Owing to the focus of the paper, two sub-corpora of the above-mentioned corpus were compiled: one with all answers by respondents of Muslim faith and another with all answers by respondents of Christian faith. We will use four-grams for each of these corpora to show how corpus-assisted investigations into phraseology have helped us gain insights into the data which traditional anthropological methods alone would not have allowed. Our findings will concern, for example, the specific boundaries our Christian and Muslim respondents draw around their religious behaviour and their shared understanding of religion.

Week 4

Thursday 3rd November 2016

3:00-4:00pm

Management school LT9

A computational stylistic comparison between English used on Chinese governmental websites and English used on US and UK governmental websites

Jiyaue Wang

LAEL, Lancaster University

  • Abstract

English texts on Chinese governmental websites are often criticised for being 'Chinglish' or 'lifeless'. This project investigates how English versions of Chinese governmental websites can improve their stylistic quality. The project is a computational stylistic comparison between English texts on Chinese governmental websites and English texts on UK and US governmental websites. The approach is corpus-based and employs Biber's (1988) multidimensional analysis. A corpus (including two subcorpora) of websites had previously been downloaded using the wget-m method. Perl scripts were used to extract text content from web pages to form a txt file for each website, and word frequency lists and trigrams have also been extracted. Keyword lists for the two subcorpora have been generated based on a COCA word frequency list.

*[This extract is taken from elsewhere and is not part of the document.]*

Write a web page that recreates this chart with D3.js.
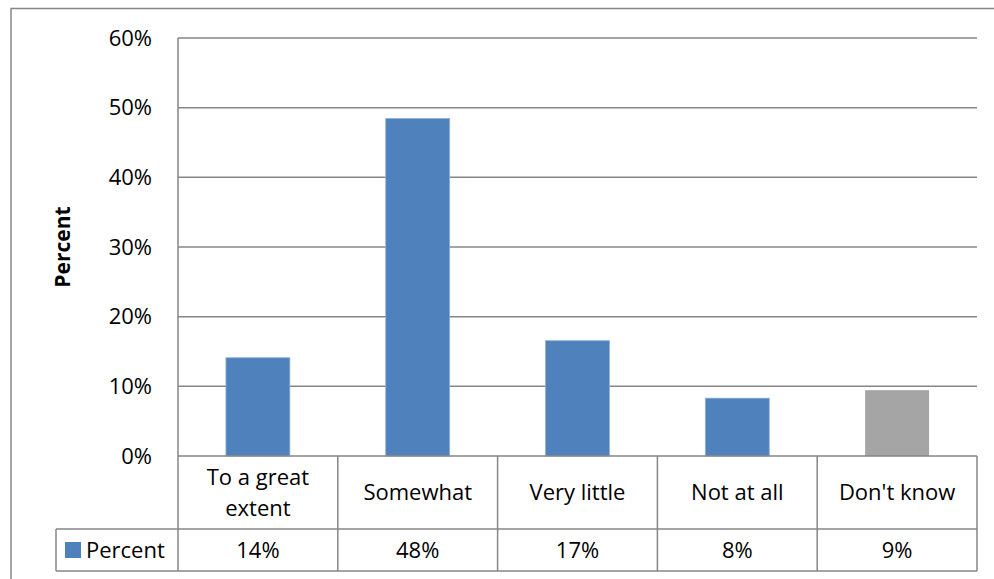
<!DOCTYPE html>
<html>
<head>
<meta charset="utf-8">
<script src="https://cdn.jsdelivr.net/npm/d3@7"></script>
<style>
  body { margin: 0; background: #fff; }
  text { font-family: "Open Sans", Lato, sans-serif; fill: #000; }
</style>
</head>
<body>
<div id="chart"></div>
<script>
// Chart data
var categories = ["To a great extent", "Somewhat", "Very little", "Not at all", "Don't know"];
var catLines = [["To a great", "extent"], ["Somewhat"], ["Very little"], ["Not at all"], ["Don't know"]];
var values = [14.1, 48.45, 16.55, 8.3, 9.45];
var tableLabels = ["14%", "48%", "17%", "8%", "9%"];
var barColors = ["#4F81BD", "#4F81BD", "#4F81BD", "#4F81BD", "#A5A5A5"];
var yTicks = [0, 10, 20, 30, 40, 50, 60];

var width = 994;
var height = 579;

// plot area
var plotLeft = 178, plotRight = 977, plotTop = 38, plotBottom = 456;
var row1 = 529, row2 = 571, legendLeft = 56;
var fontSize = "22px";

var svg = d3.select("#chart")
    .append("svg")
    .attr("width", width)
    .attr("height", height);

// outer chart border (cropped at right and bottom)
svg.append("path")
    .attr("d", "M11,600 L11,8.5 L1000,8.5")
    .attr("fill", "none")
    .attr("stroke", "#868686")
    .attr("stroke-width", 1.5);

var x = d3.scaleBand()
    .domain(categories)
    .range([plotLeft, plotRight])
    .paddingInner(0)
    .paddingOuter(0);

var y = d3.scaleLinear()
    .domain([0, 60])
    .range([plotBottom, plotTop]);

// gridlines
svg.append("g")
    .selectAll("line")
    .data(yTicks.filter(function (d) { return d > 0; }))
    .enter()
    .append("line")
    .attr("x1", plotLeft)
    .attr("x2", plotRight)
    .attr("y1", function (d) { return y(d); })
    .attr("y2", function (d) { return y(d); })
    .attr("stroke", "#868686")
    .attr("stroke-width", 1.5);

// y axis line
svg.append("line")
    .attr("x1", plotLeft).attr("x2", plotLeft)
    .attr("y1", plotTop).attr("y2", plotBottom)
    .attr("stroke", "#868686")
    .attr("stroke-width", 1.5);

// tick labels
svg.append("g")
    .selectAll("text")
    .data(yTicks)
    .enter()
    .append("text")
    .attr("x", 152)
    .attr("y", function (d) { return y(d); })
    .attr("dy", "0.35em")
    .attr("text-anchor", "end")
    .style("font-size", fontSize)
    .text(function (d) { return d + "%"; });

// y axis title
svg.append("text")
    .attr("transform", "translate(70,247) rotate(-90)")
    .attr("text-anchor", "middle")
    .style("font-size", "21px")
    .style("font-weight", "bold")
    .text("Percent");

// bars
var barW = x.bandwidth() * 0.4;
svg.append("g")
    .selectAll("rect")
    .data(values)
    .enter()
    .append("rect")
    .attr("x", function (d, i) { return x(categories[i]) + (x.bandwidth() - barW) / 2; })
    .attr("y", function (d) { return y(d); })
    .attr("width", barW)
    .attr("height", function (d) { return plotBottom - y(d); })
    .attr("fill", function (d, i) { return barColors[i]; })
    .attr("stroke", function (d, i) { return i < 4 ? "#8EB0DC" : "none"; })
    .attr("stroke-width", 0.8);

// data table grid
var grid = svg.append("g")
    .attr("stroke", "#868686")
    .attr("stroke-width", 1.5)
    .attr("fill", "none");

grid.append("line").attr("x1", plotLeft).attr("x2", plotRight).attr("y1", plotBottom).attr("y2", plotBottom);
grid.append("line").attr("x1", legendLeft).attr("x2", plotRight).attr("y1", row1).attr("y2", row1);
grid.append("line").attr("x1", legendLeft).attr("x2", plotRight).attr("y1", row2).attr("y2", row2);
grid.append("line").attr("x1", legendLeft).attr("x2", legendLeft).attr("y1", row1).attr("y2", row2);

grid.selectAll(".col")
    .data(categories)
    .enter()
    .append("line")
    .attr("x1", function (d) { return x(d) + x.bandwidth(); })
    .attr("x2", function (d) { return x(d) + x.bandwidth(); })
    .attr("y1", plotBottom)
    .attr("y2", row2);

grid.append("line").attr("x1", plotLeft).attr("x2", plotLeft).attr("y1", plotBottom).attr("y2", row2);

// category labels
var catG = svg.append("g")
    .selectAll("text")
    .data(categories)
    .enter()
    .append("text")
    .attr("text-anchor", "middle")
    .style("font-size", fontSize)
    .attr("x", function (d) { return x(d) + x.bandwidth() / 2; })
    .attr("y", function (d, i) {
        var n = catLines[i].length;
        return (plotBottom + row1) / 2 - (n - 1) * 15.5;
    });

catG.selectAll("tspan")
    .data(function (d, i) { return catLines[i]; })
    .enter()
    .append("tspan")
    .attr("x", function () { return d3.select(this.parentNode).attr("x"); })
    .attr("dy", function (d, j) { return j === 0 ? "0.35em" : "1.41em"; })
    .text(function (d) { return d; });

// values row
svg.append("g")
    .selectAll("text")
    .data(tableLabels)
    .enter()
    .append("text")
    .attr("text-anchor", "middle")
    .style("font-size", fontSize)
    .attr("x", function (d, i) { return x(categories[i]) + x.bandwidth() / 2; })
    .attr("y", (row1 + row2) / 2)
    .attr("dy", "0.35em")
    .text(function (d) { return d; });

// legend key
svg.append("rect")
    .attr("x", 65).attr("y", 542)
    .attr("width", 16).attr("height", 16)
    .attr("fill", "#4F81BD");

svg.append("text")
    .attr("x", 86)
    .attr("y", (row1 + row2) / 2)
    .attr("dy", "0.35em")
    .style("font-size", fontSize)
    .text("Percent");
</script>
</body>
</html>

Several issues remain to be dealt with before further analysis can be conducted, including: whether it is possible to separate 'real content' from purely repetitive content when data comes from web pages (such as menus, navigation, copyright); the alternatives to manual annotation when this is not a practical option given the massive size of the corpus; and how to identify which features to consider to make the comparison more significant.

Week 2

Thursday 20th October 2016

3:00-4:00pm

George Fox LT05

Tweet of the Art: an introduction to collecting, filtering, and exporting Twitter corpora with FireAnt

Claire Hardaker

LAEL, Lancaster University

  • Abstract

This talk will provide a basic introduction to FireAnt, a freeware tool that I have co-developed with Laurence Anthony (Waseda University). FireAnt offers three main utilities: the live collection of real-time tweets; the ability to filter that (and many other kinds of) data based on user-defined parameters; and the ability to export the data in formats suitable for corpus tools, network graphing, timeseries analysis, and so forth. I'll demonstrate each of these steps in turn, and provide suggestions along the way for possible types of investigation that FireAnt has been and can be used for. There will be time at the end for questions.

Week 1

Thursday 13th October 2016

3:00-4:00pm

Management school LT9

Corpus and software resources available at Lancaster

Andrew Hardie1 & Paul Rayson2

1CASS, Lancaster University  2SCC, Lancaster University

  • Abstract
This talk will provide a brief introduction to the UCREL research centre, and an overview of the corpus resources, software tools and infrastructure that is available for corpus linguistics and NLP researchers at Lancaster University. The talk will cover corpora of English and non-English varieties, and there will be brief descriptions of annotation, retrieval and other software. Two web-based systems (CQPweb and Wmatrix) will be briefly demonstrated. CQPweb is a corpus retrieval and analysis tool which provides fast access to a range of very large standard corpora. Wmatrix, on the other hand, allows uploading of your own English corpora, carries out tagging and provides key word and key domain analysis, plus frequency lists and concordancing.